В городе Жешуве, который мы заняли с ходу, орлы артиллеристы разнюхали склады с водкой. Я как сейчас помню, что бутылки были почти литровые, с красивой наклейкой, на которой какой-то архангел в красной накидке поражал копьем дракона. Архангела и дракона мы увидели, полюбовались картинкой, но вот то, что в бутылке дракон шестидесяти градусов таился, – этого никто не углядел: думали, что на всем свете варится только сорокапятиградусная водка, и вообще предполагали, что везде и все – как у нас.
И вот расположились мы на окраине Жешува, связь в батареи выкинули, хату заняли очень красивую, под железной крышей, с объемистым двором, садом и огородом. Господа офицеры, конечно, в хате, солдаты, конечно, во дворе – готовимся потрапезничать.
По двору ходит поляк в подтяжках и шляпе, следит, чтоб мы лишка чего не вытоптали, не сожгли, не срубили. Колодец прямо во дворе. Умылись, утерлись, кто на кухню с котелками побежал, кто «на стол» накрывает – на расстеленные в огороде плащ-палатки. Вместе с вином раздобыли наши ребята сухого яичного порошка и сухого же сыра. Поляк учил нас сыр смешивать с водой, из порошка приготовил на сковородке омлет-яичницу: женское население не удостоило нас вниманием, оно с панами офицерами компанию водило.
Перед ужином командир отделения связи велел мне на всякий случай пробежаться по батареям, проверить, как там и что со связью. А там почти у всех из дивизиона отосланных связистов бутылки, все веселы и каждый мне, проверяющему, сует выпить. Ну я и выпил на голодный-то желудок и прибыл в наш двор на качающихся ногах. Командир отделения глаза вытаращил: «Ты что, зараза, сдурел?! А ну ешь!» Я потаскал ложкой омлета со сковородки, чувствуя, что ложка делается все тяжелее и тяжелее, самого меня все выше и выше поднимало на воздуси и качало там в тошнотной, провальной пустоте. «Не хочу я этой фрицевской херни!» – вдруг капризно заявил я и с яростью хватил ложкой оземь. «А че хочешь? По шее?» – «Огурца хочу!» – «Дак ты же, морда твоя пьяная, на огуречной гряде сидишь!» Я огляделся и обнаружил: правда, сижу я на высокой огуречной гряде и огурцов на ней что в речке гольцов. Да все на бутылки похожие!
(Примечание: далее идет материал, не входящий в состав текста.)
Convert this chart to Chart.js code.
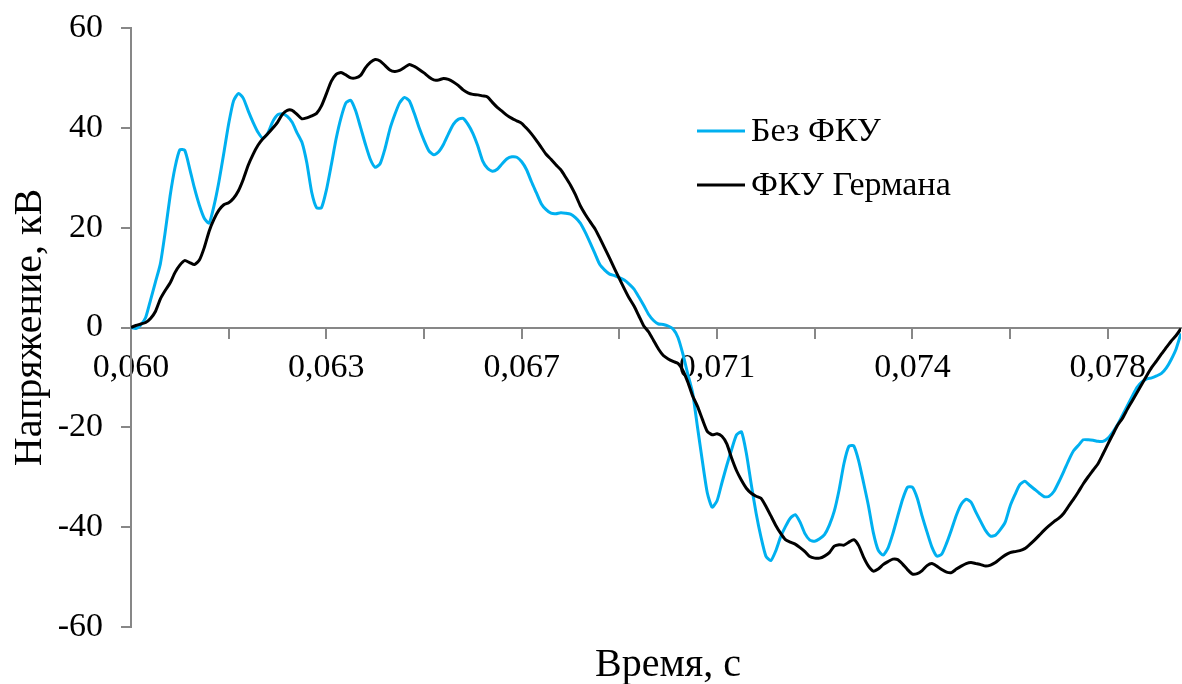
<!DOCTYPE html>
<html lang="ru">
<head>
<meta charset="UTF-8">
<title>Напряжение</title>
<script src="https://cdn.jsdelivr.net/npm/chart.js@4"></script>
<style>
  html, body { margin: 0; padding: 0; background: #fff; }
</style>
</head>
<body>
<canvas id="chart" width="1182" height="684"></canvas>
<script>
// sample grid: 0.060 s start, equal steps
const T0 = 0.060;
const DT = 0.0000875;

// Без ФКУ, кВ
const blueValues = [
  0, -0.2, 0.5, 2.0, 5.5, 9.1, 12.7, 19.1, 26.3, 32.0, 35.6, 35.5,
  31.9, 27.9, 24.5, 21.9, 20.9, 24.4, 29.2, 34.9, 40.8, 45.4, 46.9, 45.9,
  43.4, 41.1, 39.1, 37.9, 38.9, 41.2, 42.6, 42.8, 42.3, 41.1, 39.0, 37.1,
  33.0, 27.1, 24.0, 24.0, 27.5, 32.5, 37.8, 42.0, 45.0, 45.5, 43.4, 40.1,
  36.7, 33.7, 32.1, 32.8, 35.8, 39.7, 42.6, 45.0, 46.1, 45.4, 42.9, 40.0,
  37.5, 35.4, 34.6, 35.2, 36.7, 38.8, 40.7, 41.7, 41.9, 40.7, 38.9, 36.4,
  33.4, 31.9, 31.3, 31.7, 32.8, 33.8, 34.2, 34.1, 33.2, 31.6, 29.2, 27.0,
  24.8, 23.6, 22.9, 22.8, 23.0, 22.9, 22.7, 22.0, 20.9, 19.1, 17.0, 14.8,
  12.6, 11.5, 10.7, 10.4, 10.0, 9.5, 8.7, 7.7, 6.1, 4.4, 2.6, 1.4,
  0.7, 0.6, 0.3, -0.3, -2.0, -5.3, -9.3, -13.1, -20.0, -26.8, -33.1, -36.0,
  -34.7, -31.1, -27.6, -24.4, -21.5, -20.9, -25.2, -31.4, -37.2, -42.0, -45.8, -46.7,
  -44.8, -42.0, -39.9, -38.2, -37.5, -39.0, -41.3, -42.6, -42.8, -42.3, -41.5, -39.6,
  -36.8, -32.5, -27.2, -23.8, -23.7, -26.7, -31.1, -35.7, -41.1, -44.6, -45.6, -44.2,
  -41.3, -37.8, -34.4, -32.0, -32.0, -34.2, -37.8, -41.0, -44.0, -45.8, -45.4, -43.2,
  -40.5, -37.6, -35.4, -34.4, -35.0, -37.0, -38.9, -40.7, -41.8, -41.6, -40.5, -39.0,
  -35.8, -33.5, -31.5, -30.8, -31.6, -32.4, -33.2, -33.9, -33.8, -32.8, -30.9, -28.8,
  -26.6, -24.7, -23.6, -22.5, -22.5, -22.6, -22.8, -22.8, -22.2, -21.0, -19.5, -17.6,
  -15.7, -13.8, -12.0, -10.9, -10.3, -10.1, -9.7, -9.2, -8.1, -6.4, -4.3, -1.2
];

// ФКУ Германа, кВ
const blackValues = [
  0, 0.4, 0.7, 1.0, 1.8, 3.2, 5.7, 7.4, 8.9, 11.0, 12.5, 13.4,
  13.0, 12.6, 13.5, 16.0, 19.3, 21.7, 23.5, 24.6, 25.0, 25.9, 27.4, 29.7,
  32.5, 34.7, 36.5, 37.8, 38.8, 39.9, 41.1, 42.7, 43.5, 43.5, 42.7, 41.8,
  42.0, 42.4, 42.9, 44.4, 46.8, 49.3, 50.7, 51.1, 50.6, 50.0, 50.0, 50.5,
  52.0, 53.1, 53.7, 53.4, 52.5, 51.6, 51.3, 51.5, 52.1, 52.7, 52.3, 51.7,
  51.0, 50.2, 49.6, 49.6, 49.9, 49.7, 49.2, 48.5, 47.6, 47.0, 46.7, 46.6,
  46.4, 46.2, 45.1, 44.1, 43.3, 42.5, 41.9, 41.4, 40.9, 39.9, 38.8, 37.5,
  36.1, 34.7, 33.7, 32.6, 31.6, 30.1, 28.5, 26.6, 24.4, 22.7, 21.2, 19.8,
  17.9, 15.9, 13.9, 11.8, 9.8, 7.8, 5.9, 4.3, 2.3, 0.3, -0.9, -2.6,
  -4.3, -5.6, -6.3, -6.8, -7.2, -8.6, -10.9, -13.7, -15.8, -18.4, -20.8, -21.5,
  -21.3, -21.8, -23.3, -26.2, -28.7, -30.6, -32.2, -33.2, -33.8, -34.2, -35.8, -37.7,
  -39.6, -41.2, -42.5, -43.0, -43.4, -44.1, -44.9, -45.9, -46.2, -46.2, -45.8, -45.1,
  -43.8, -43.5, -43.6, -43.0, -42.5, -43.7, -46.0, -47.8, -48.8, -48.4, -47.5, -46.9,
  -46.4, -46.5, -47.4, -48.5, -49.4, -49.3, -48.7, -47.7, -47.3, -47.8, -48.5, -49.0,
  -49.1, -48.4, -47.8, -47.3, -47.1, -47.3, -47.5, -47.8, -47.6, -47.1, -46.3, -45.6,
  -45.1, -44.9, -44.7, -44.3, -43.5, -42.6, -41.6, -40.6, -39.7, -38.9, -38.2, -37.2,
  -35.8, -34.4, -32.9, -31.3, -29.9, -28.6, -27.3, -25.4, -23.4, -21.5, -19.6, -18.2,
  -16.4, -14.7, -13.0, -11.3, -9.6, -8.0, -6.7, -5.3, -4.0, -2.7, -1.6, -0.2
];

const xTicks = [0.060, 0.06175, 0.0635, 0.06525, 0.067, 0.06875, 0.0705, 0.07225, 0.074, 0.07575, 0.0775];
const xTickLabels = ['0,060', '', '0,063', '', '0,067', '', '0,071', '', '0,074', '', '0,078'];
const yTicks = [-60, -40, -20, 0, 20, 40, 60];

const seriesNames = ['Без ФКУ', 'ФКУ Германа'];
const seriesColors = ['#00B0F0', '#000000'];
const xTitle = 'Время, с';

const FONT = "'Liberation Serif', 'Times New Roman', serif";
const AXIS_GREY = '#878787';
Chart.defaults.font.family = FONT;
Chart.defaults.color = '#000';

const times = blueValues.map((_, i) => T0 + i * DT);
const toXY = vals => vals.map((v, i) => ({ x: times[i], y: v }));

// legend inside the plot + x title under it (the x axis itself sits at y = 0)
const overlay = {
  id: 'overlay',
  afterDraw(chart) {
    const { ctx, chartArea } = chart;
    const x0 = chartArea.left + 566;
    const y0 = chartArea.top + 103;
    ctx.save();
    ctx.font = '34px ' + FONT;
    ctx.textBaseline = 'middle';
    ctx.textAlign = 'left';
    chart.data.datasets.forEach((ds, i) => {
      const y = y0 + i * 54;
      ctx.strokeStyle = ds.borderColor;
      ctx.lineWidth = ds.borderWidth;
      ctx.beginPath();
      ctx.moveTo(x0, y);
      ctx.lineTo(x0 + 48, y);
      ctx.stroke();
      ctx.fillStyle = '#000';
      ctx.fillText(ds.label, x0 + 54, y + 1);
    });
    ctx.font = '40px ' + FONT;
    ctx.textAlign = 'center';
    ctx.fillText(xTitle, (chartArea.left + chartArea.right) / 2 + 12, chartArea.bottom + 38);
    ctx.restore();
  }
};

new Chart(document.getElementById('chart'), {
  type: 'line',
  data: {
    datasets: [
      { label: seriesNames[0], data: toXY(blueValues), borderColor: seriesColors[0], borderWidth: 3, order: 1 },
      { label: seriesNames[1], data: toXY(blackValues), borderColor: seriesColors[1], borderWidth: 3, order: 0 }
    ]
  },
  options: {
    responsive: false,
    animation: false,
    events: [],
    elements: { point: { radius: 0 }, line: { tension: 0.2, fill: false } },
    layout: { padding: { top: 28, right: 1, left: 0, bottom: 57 } },
    scales: {
      x: {
        type: 'linear',
        position: { y: 0 },
        min: T0,
        max: times[times.length - 1],
        afterBuildTicks: s => { s.ticks = xTicks.map(v => ({ value: v })); },
        ticks: {
          autoSkip: false,
          maxRotation: 0,
          padding: 10,
          font: { size: 34 },
          callback: (v, i) => xTickLabels[i]
        },
        grid: { drawOnChartArea: false, drawTicks: true, tickLength: 10, color: AXIS_GREY, lineWidth: 2 },
        border: { color: AXIS_GREY, width: 2 }
      },
      y: {
        min: -60,
        max: 60,
        afterBuildTicks: s => { s.ticks = yTicks.map(v => ({ value: v })); },
        afterFit: s => { s.width = 131; s.paddingTop = 0; s.paddingBottom = 0; },
        ticks: { padding: 18, font: { size: 34 }, callback: v => String(v) },
        grid: { drawOnChartArea: false, drawTicks: true, tickLength: 10, color: AXIS_GREY, lineWidth: 2 },
        border: { color: AXIS_GREY, width: 2 },
        title: { display: true, text: 'Напряжение, кВ', font: { size: 40 }, padding: { top: 6, bottom: 0 } }
      }
    },
    plugins: {
      legend: { display: false },
      tooltip: { enabled: false },
      title: { display: false }
    }
  },
  plugins: [overlay]
});
</script>
</body>
</html>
Все катаются, все хохочут человечьими голосами.
Я потянулся за огурцом…
И… проснулся в пятом часу утра, на полосатом матраце, проснулся первым, поскольку и отключился первым. Был я весь облеван, и все вокруг было облевано, мокро – меня отливали холодной водой из колодца. Я пополз, потянулся к ведру с водой и пил, пил из ведра по-коровьи, захлебываясь, гася отравное пламя внутри себя.
Огляделся.
Кто где, кто как лежали по двору мои боевые товарищи, все почти сплошь заблеванные, все в мучительных позах, с припадочно скособоченными ртами.
А на высоком голубом крыльце стоял старый пан в накинутой на плечи куртке и родительски-укоряюще качал головой. «Да господи! – простонал я. – Да чтобы еще хоть раз…»
Вот какой крюк я сделал из хасюринского застолья! В угарный, в интригующий момент сделал я поучение себе и потомкам. А на поучения в наше время ни бумаги, ни слов не жалеется.